Billions of dollars | 2015 | 2016 | 2017 | 2018 | 2019 | 2020 | 2021 | 2022 | 2023 | 2024 | 2015-2019 | 2015-2024 | |
---|---|---|---|---|---|---|---|---|---|---|---|---|---|
Change in Spending | |||||||||||||
Budget authority | 0 | -0.4 | -0.5 | -0.5 | -0.6 | -0.6 | -0.7 | -0.8 | -0.8 | -0.9 | -2.1 | -5.9 | |
Outlays | 0 | -0.3 | -0.4 | -0.5 | -0.6 | -0.6 | -0.7 | -0.7 | -0.8 | -0.8 | -1.9 | -5.5 |
Note: This option would take effect in October 2015. Estimates are relative to CBO’s August 2014 baseline projections.

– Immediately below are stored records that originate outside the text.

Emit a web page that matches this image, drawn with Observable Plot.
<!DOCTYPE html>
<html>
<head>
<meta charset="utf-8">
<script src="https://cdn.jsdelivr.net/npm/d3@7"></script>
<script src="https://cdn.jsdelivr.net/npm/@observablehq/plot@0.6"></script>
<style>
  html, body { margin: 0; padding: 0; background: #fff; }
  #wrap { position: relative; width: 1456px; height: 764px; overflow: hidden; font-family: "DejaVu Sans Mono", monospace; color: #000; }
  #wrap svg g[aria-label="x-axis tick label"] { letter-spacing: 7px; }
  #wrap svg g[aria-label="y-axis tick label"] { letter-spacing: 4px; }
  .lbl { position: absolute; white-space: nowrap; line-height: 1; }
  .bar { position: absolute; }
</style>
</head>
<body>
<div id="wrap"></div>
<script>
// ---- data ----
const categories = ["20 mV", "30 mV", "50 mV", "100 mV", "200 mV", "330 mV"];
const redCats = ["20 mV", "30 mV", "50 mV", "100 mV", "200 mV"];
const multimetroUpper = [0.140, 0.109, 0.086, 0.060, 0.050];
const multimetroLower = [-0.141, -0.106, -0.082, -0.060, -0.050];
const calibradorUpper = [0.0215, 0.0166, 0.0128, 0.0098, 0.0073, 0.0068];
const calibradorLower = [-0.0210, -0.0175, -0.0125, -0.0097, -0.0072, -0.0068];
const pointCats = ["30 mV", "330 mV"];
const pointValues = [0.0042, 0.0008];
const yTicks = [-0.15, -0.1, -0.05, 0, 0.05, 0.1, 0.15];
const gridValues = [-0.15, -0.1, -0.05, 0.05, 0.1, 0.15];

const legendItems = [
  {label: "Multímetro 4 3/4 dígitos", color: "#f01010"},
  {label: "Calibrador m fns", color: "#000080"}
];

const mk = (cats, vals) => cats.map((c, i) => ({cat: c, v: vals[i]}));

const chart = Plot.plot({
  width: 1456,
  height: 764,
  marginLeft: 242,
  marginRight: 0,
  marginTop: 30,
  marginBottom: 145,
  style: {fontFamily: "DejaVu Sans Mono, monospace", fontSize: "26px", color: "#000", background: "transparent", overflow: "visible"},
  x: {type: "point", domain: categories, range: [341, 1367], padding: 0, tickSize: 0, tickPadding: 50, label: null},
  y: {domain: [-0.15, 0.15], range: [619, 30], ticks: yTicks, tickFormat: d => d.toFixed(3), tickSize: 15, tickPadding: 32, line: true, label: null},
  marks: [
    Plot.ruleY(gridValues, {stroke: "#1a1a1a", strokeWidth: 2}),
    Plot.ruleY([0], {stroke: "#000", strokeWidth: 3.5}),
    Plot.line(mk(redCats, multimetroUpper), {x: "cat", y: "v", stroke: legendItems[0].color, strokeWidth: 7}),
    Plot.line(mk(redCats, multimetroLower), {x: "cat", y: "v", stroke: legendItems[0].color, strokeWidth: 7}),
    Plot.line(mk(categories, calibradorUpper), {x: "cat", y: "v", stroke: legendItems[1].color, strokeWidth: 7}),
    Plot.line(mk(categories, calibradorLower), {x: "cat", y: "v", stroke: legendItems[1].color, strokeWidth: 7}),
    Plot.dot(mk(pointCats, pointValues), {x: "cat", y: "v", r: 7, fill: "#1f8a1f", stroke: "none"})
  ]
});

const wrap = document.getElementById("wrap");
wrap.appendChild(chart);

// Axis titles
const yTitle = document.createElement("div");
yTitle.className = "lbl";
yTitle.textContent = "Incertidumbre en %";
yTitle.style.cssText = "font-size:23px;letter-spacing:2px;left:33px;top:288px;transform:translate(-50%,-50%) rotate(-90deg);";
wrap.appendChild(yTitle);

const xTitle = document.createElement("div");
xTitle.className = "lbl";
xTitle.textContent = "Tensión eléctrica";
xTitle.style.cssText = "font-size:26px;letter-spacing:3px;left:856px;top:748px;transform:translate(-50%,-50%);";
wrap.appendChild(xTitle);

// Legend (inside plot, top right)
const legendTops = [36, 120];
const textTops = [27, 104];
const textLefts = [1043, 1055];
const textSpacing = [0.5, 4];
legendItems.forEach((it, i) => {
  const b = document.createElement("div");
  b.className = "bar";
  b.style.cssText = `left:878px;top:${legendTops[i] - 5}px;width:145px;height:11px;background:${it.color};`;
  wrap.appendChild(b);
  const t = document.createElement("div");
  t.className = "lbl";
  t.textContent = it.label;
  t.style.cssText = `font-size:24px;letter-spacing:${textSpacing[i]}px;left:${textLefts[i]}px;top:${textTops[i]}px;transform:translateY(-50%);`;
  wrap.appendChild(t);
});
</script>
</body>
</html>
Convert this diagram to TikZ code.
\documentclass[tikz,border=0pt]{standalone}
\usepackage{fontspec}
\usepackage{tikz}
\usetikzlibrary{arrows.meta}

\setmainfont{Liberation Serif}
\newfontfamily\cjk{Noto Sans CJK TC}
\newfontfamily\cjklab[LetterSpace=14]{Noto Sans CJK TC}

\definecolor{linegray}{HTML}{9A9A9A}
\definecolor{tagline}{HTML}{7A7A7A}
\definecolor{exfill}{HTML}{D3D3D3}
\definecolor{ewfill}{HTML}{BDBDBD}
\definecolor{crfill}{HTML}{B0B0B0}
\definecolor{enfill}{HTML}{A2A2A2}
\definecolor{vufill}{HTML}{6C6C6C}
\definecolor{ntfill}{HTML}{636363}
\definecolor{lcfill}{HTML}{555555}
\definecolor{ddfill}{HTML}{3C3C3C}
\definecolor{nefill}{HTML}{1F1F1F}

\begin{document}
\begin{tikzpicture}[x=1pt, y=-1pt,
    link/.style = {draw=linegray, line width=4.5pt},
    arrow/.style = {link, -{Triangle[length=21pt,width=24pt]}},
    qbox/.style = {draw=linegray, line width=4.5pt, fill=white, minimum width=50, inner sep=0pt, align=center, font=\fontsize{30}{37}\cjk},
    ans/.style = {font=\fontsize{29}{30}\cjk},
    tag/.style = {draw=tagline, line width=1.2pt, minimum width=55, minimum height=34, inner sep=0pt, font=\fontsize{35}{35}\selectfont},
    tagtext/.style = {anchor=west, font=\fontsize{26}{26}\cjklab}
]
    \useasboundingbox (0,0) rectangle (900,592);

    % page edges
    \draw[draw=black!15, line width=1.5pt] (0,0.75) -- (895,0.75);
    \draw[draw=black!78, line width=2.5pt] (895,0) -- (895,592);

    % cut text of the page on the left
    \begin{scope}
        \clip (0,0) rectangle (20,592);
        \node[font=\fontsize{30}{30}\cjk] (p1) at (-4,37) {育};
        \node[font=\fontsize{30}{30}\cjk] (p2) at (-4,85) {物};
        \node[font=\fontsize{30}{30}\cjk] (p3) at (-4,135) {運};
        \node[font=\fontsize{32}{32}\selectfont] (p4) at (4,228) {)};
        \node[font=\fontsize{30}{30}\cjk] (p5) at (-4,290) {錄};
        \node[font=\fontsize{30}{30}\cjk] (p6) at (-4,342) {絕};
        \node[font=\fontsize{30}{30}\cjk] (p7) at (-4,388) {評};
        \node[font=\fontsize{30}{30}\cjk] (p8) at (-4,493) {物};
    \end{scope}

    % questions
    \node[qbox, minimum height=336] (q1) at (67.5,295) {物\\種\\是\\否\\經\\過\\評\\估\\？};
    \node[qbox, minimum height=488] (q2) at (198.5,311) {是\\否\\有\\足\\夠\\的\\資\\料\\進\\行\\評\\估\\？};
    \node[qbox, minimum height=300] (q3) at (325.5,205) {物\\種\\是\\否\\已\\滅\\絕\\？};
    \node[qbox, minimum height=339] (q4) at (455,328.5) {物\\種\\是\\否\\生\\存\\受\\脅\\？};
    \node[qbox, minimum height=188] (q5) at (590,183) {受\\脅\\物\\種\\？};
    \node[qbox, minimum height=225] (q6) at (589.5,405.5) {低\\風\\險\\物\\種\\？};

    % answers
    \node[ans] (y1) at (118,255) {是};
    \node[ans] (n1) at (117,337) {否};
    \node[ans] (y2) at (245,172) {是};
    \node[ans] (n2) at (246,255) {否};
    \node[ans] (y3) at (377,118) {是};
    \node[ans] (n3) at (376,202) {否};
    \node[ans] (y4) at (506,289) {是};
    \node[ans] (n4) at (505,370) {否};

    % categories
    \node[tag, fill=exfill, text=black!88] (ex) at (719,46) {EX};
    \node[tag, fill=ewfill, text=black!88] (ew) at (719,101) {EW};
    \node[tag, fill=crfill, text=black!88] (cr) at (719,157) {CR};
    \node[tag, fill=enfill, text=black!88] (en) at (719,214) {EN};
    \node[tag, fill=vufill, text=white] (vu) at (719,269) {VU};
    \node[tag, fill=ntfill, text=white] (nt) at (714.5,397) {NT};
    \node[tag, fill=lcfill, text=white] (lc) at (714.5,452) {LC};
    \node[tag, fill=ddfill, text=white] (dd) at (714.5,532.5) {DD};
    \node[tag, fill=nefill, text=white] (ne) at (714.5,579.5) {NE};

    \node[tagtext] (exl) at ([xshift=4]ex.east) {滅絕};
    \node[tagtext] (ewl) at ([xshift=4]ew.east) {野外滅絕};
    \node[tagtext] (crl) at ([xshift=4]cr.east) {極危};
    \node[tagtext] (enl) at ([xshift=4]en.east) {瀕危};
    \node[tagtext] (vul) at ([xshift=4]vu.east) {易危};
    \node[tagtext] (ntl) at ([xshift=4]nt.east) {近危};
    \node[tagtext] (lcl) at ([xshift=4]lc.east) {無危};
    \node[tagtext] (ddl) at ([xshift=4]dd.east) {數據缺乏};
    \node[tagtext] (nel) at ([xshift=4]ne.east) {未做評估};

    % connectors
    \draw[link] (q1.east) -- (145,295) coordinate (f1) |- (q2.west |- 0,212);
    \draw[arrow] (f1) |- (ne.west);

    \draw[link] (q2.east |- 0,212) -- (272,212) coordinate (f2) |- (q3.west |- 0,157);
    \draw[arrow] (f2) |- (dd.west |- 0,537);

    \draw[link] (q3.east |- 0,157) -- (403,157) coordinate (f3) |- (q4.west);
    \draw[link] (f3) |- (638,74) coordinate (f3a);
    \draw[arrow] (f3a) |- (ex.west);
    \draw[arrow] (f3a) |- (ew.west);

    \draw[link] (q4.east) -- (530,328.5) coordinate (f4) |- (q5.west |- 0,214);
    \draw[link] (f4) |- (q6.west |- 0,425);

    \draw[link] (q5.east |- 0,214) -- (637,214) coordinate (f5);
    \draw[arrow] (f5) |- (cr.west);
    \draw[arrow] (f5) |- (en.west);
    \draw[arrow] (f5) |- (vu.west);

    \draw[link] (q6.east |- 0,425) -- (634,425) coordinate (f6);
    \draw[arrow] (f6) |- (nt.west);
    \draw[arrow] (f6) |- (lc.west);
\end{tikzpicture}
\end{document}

Federal funding for arts and humanities programs includes payments to the Smithsonian Institution, the Corporation for Public Broadcasting, the National Endowment for the Humanities, the National Endowment for the Arts, the National Gallery of Art, the United States Holocaust Memorial Museum, the John F. Kennedy Center for the Performing Arts, and the National Capital Arts and Cultural Affairs program. This option would cut federal support for those programs by 25 percent and would not adjust future appropriations for inflation.